I had an epiphany moment the other day (and no, I’m not referring to the fabulous Epiphanie Camera Bags). One of those “Aha!” moments that seem to come far too infrequently when you become a parent. (Must have something to do with the sleep deprivation and the mommy brain that develops over time.)
I don’t know why I didn’t figure it out before.
It’s been clear from the moment that I went into labor.
My son does everything, and I mean everything in his own time. He can’t be forced into anything. When you try to force him, no matter how hard you try, he’s going to pull against you and do it his own way. It’s been that way from the beginning.
When I was in labor, the doctor kept trying to push me to have a C-Section. Things weren’t progressing the way that they wanted, and they kept telling me that I would never be able to deliver him naturally. I knew in my gut (literally) that he would come when he was ready. And he did. It took him 16 hours and 49 minutes to get here, but he did.
When we tried to take his bottle away from him, he would not have it. He threw tantrums, screamed and cried and begged us to give it back to him. So we caved. The endless nights of not sleeping were too much, and it just wasn’t worth the hassle and the fight. And then one day, out of the clear blue, he just decided he didn’t want a bottle anymore, and went to drinking out of a cup. Just like that…no one made him.
When he was sleeping with his blankie and carrying it around all the time, we never really pushed to get rid of it. It was cute, and I knew in my heart that this phase of childhood and innocence would pass sooner than I wanted it to. But one day, for reasons we never understood, he graduated from the beloved “blank blank” to puppy dog. No one made him, he just did it on his own.
Last summer, when I was trying to potty train him because I was tired of buying pull-ups, he did well for a little over a week. He was into it, and caught on really well. But, then he decided it wasn’t worth the hassle anymore, and he just wouldn’t have it. I kept trying, and he just kept having accidents. This time, he woke up one day and decided he was done with Pull-ups. We put on the big boy pants, and he had less than two accidents every single day. And he wanted to go to the bathroom. Because no one was forcing him, and he was doing it on his own.

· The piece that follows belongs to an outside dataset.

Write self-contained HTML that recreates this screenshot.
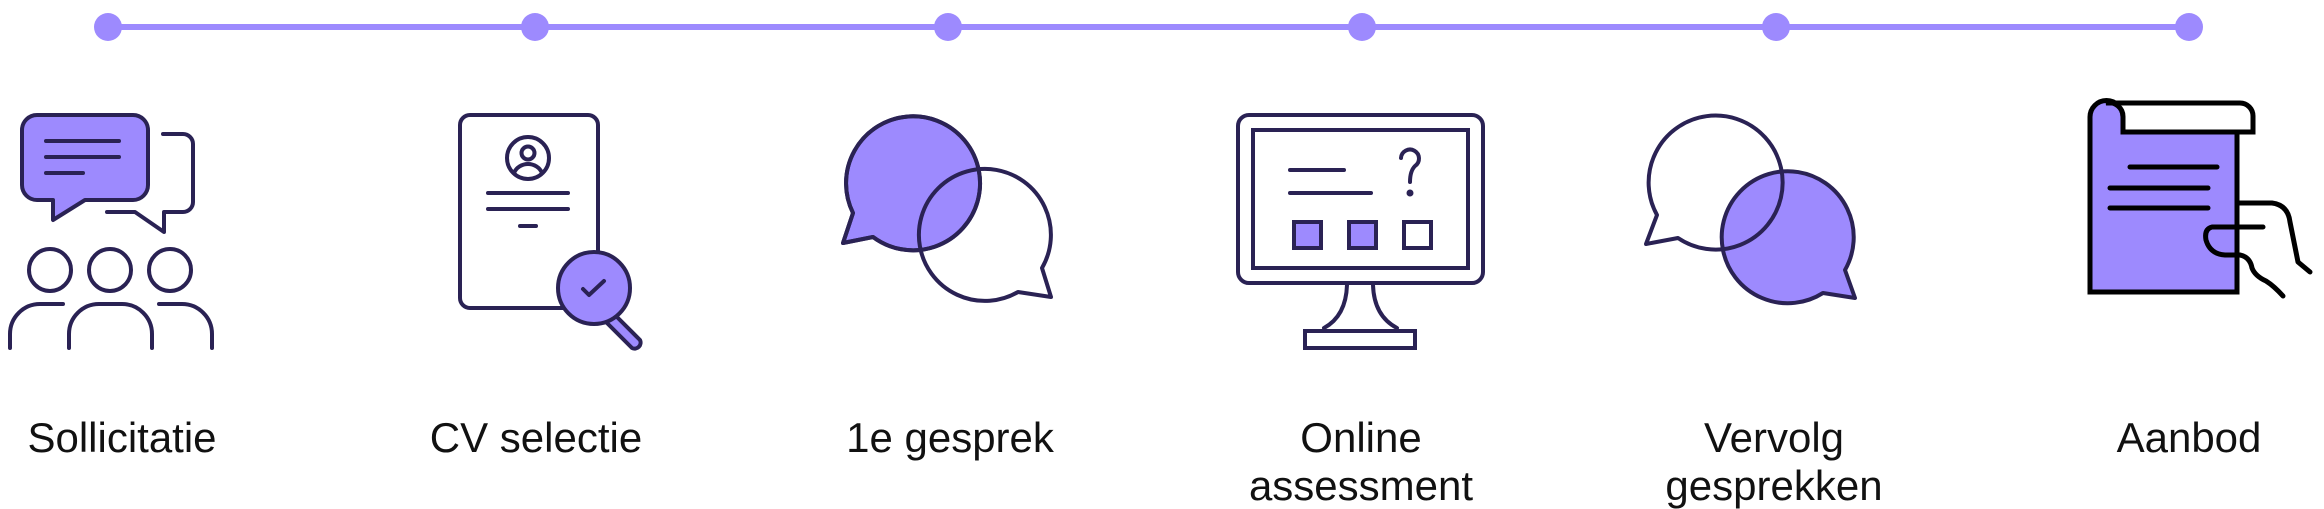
<!DOCTYPE html>
<html><head><meta charset="utf-8"><style>
html,body{margin:0;padding:0;background:#fff;}
svg{display:block;}
text{font-family:"Liberation Sans",sans-serif;font-size:42px;fill:#111;text-anchor:middle;}
</style></head><body>
<svg width="2324" height="509" viewBox="0 0 2324 509" xmlns="http://www.w3.org/2000/svg">
<!-- timeline -->
<line x1="108" y1="27" x2="2189" y2="27" stroke="#9d8afe" stroke-width="6"/>
<g fill="#9d8afe">
<circle cx="108" cy="27" r="14"/><circle cx="535" cy="27" r="14"/><circle cx="948" cy="27" r="14"/>
<circle cx="1362" cy="27" r="14"/><circle cx="1776" cy="27" r="14"/><circle cx="2189" cy="27" r="14"/>
</g>

<g stroke="#2a2254" stroke-width="4" fill="none" stroke-linecap="round" stroke-linejoin="round">
<!-- Icon 1 -->
<path d="M37 115 H133 A15 15 0 0 1 148 130 V185 A15 15 0 0 1 133 200 H85 L53 220 V200 H37 A15 15 0 0 1 22 185 V130 A15 15 0 0 1 37 115 Z" fill="#9d8afe"/>
<line x1="46" y1="141" x2="119" y2="141"/><line x1="46" y1="157" x2="119" y2="157"/><line x1="46" y1="173" x2="83" y2="173"/>
<path d="M163 134 H183 A10 10 0 0 1 193 144 V202 A10 10 0 0 1 183 212 H164 V232 L135 212 H107"/>
<circle cx="50" cy="270" r="21"/><circle cx="110" cy="270" r="21"/><circle cx="170" cy="270" r="21"/>
<path d="M63 304 H40 A30 30 0 0 0 10 334 V348"/>
<path d="M69 348 V334 A30 30 0 0 1 99 304 H122 A30 30 0 0 1 152 334 V348"/>
<path d="M159 304 H182 A30 30 0 0 1 212 334 V348"/>

<!-- Icon 2 -->
<rect x="460" y="115" width="138" height="193" rx="10" fill="#fff"/>
<circle cx="528" cy="158" r="21"/>
<circle cx="528" cy="153" r="6.5"/>
<path d="M514 173 A15 14 0 0 1 542 173"/>
<line x1="488" y1="193" x2="568" y2="193"/><line x1="488" y1="209" x2="568" y2="209"/><line x1="520" y1="226" x2="536" y2="226"/>
<path d="M614 314 L640 340 A6 6 0 0 1 632 348 L606 322 Z" fill="#9d8afe"/>
<circle cx="594" cy="288" r="36" fill="#9d8afe"/>
<path d="M583 289 L589 295 L604 281"/>

<!-- Icon 3 -->
<path d="M873 237 L843 243 L853 213 A67 67 0 1 1 873 237 Z" fill="#9d8afe"/>
<path d="M1042 268 L1051 297 L1018 292 A66 66 0 1 1 1042 268 Z"/>
<path d="M873 237 L843 243 L853 213 A67 67 0 1 1 873 237 Z"/>

<!-- Icon 4 -->
<rect x="1238" y="115" width="245" height="168" rx="11"/>
<rect x="1253" y="130" width="215" height="138" stroke-linejoin="miter"/>
<line x1="1290" y1="170" x2="1344" y2="170"/><line x1="1290" y1="193" x2="1371" y2="193"/>
<path d="M1401 158 A9 9 0 1 1 1415 166 Q1410 171 1410 182"/>
<circle cx="1410" cy="193" r="1.5" fill="#2a2254"/>
<rect x="1294" y="222" width="27" height="26" fill="#9d8afe" stroke-linejoin="miter"/>
<rect x="1349" y="222" width="27" height="26" fill="#9d8afe" stroke-linejoin="miter"/>
<rect x="1404" y="222" width="27" height="26" stroke-linejoin="miter"/>
<path d="M1347 285 Q1346 316 1324 328"/><path d="M1373 285 Q1374 316 1397 328"/>
<rect x="1305" y="331" width="110" height="17" stroke-linejoin="miter"/>

<!-- Icon 5 -->
<path d="M1845 270 L1855 298 L1823 293 A66 66 0 1 1 1845 270 Z" fill="#9d8afe"/>
<path d="M1678 238 L1646 244 L1657 215 A67 67 0 1 1 1678 238 Z"/>
</g>

<!-- Icon 6 -->
<g stroke="#000" stroke-width="5" fill="none" stroke-linecap="round" stroke-linejoin="round">
<path d="M2090 292 V117 A14 14 0 0 1 2123 117 V132 H2237 V292 Z" fill="#9d8afe" stroke-linejoin="miter"/>
<path d="M2106 103 H2240 A13 13 0 0 1 2253 116 V132 H2123 V117 A14 14 0 0 0 2106 103 Z" fill="#fff" stroke-linejoin="miter"/>
<line x1="2130" y1="167" x2="2217" y2="167"/><line x1="2110" y1="188" x2="2208" y2="188"/><line x1="2110" y1="208" x2="2208" y2="208"/>
<path d="M2237 203 H2272 Q2288 205 2290 222 L2298 262 L2310 272"/>
<path d="M2263 227 H2212 Q2204 229 2206 240 Q2210 254 2225 255 H2240 Q2250 257 2252 268 Q2255 276 2266 281 Q2274 286 2283 296"/>
</g>

<!-- labels -->
<text x="122" y="452">Sollicitatie</text>
<text x="536" y="452">CV selectie</text>
<text x="950" y="452">1e gesprek</text>
<text x="1361" y="452">Online</text>
<text x="1361" y="500">assessment</text>
<text x="1774" y="452">Vervolg</text>
<text x="1774" y="500">gesprekken</text>
<text x="2189" y="452">Aanbod</text>
</svg>
</body></html>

{And just in case you’re wondering, he’s brushing up on the latest Men’s Health issue in these photos. And YES he’s actually going potty, and NO I don’t care if you think I’m wrong for taking pictures.}
When we first tried to make the transition to the “big boy bed” it just didn’t happen. When we arrived in Kodiak, we decided not to put the baby rail up on his crib and just use it as a toddler bed. It worked great for nap time when he got so tired that he just passed out. But when bedtime rolled around, it just wasn’t worth it. We put the baby rail back on the bed at midnight, and that was it. Then, when we bought a big boy bed, and he got to choose his own sheets and blankets, we had no issues. The big boy bed was a huge success.
I guess all of that to say simply, we can’t always force our children to fit into our time frame. Kids have little minds of their own, and they work in ways we “adults” can’t grasp. I spent a lot of time this first two and a half years trying to push Little Man into doing things in my time and not in his own. And that’s just not his personality. Nothing wrong with giving our kiddos a nudge to move forward with something, but for my son, that little nudge may feel like a big giant shove to him. And that won’t get any results from him.
So for now, until the REALLY big issues come up (and hopefully we are still a long time from that), I’m just going to go with his intuition, and his timing. He knows what he’s doing, even if I don’t give him credit for it.
How do you know when you’re child is ready to move on to something new? Do you have to encourage them, or do they do things in their own time?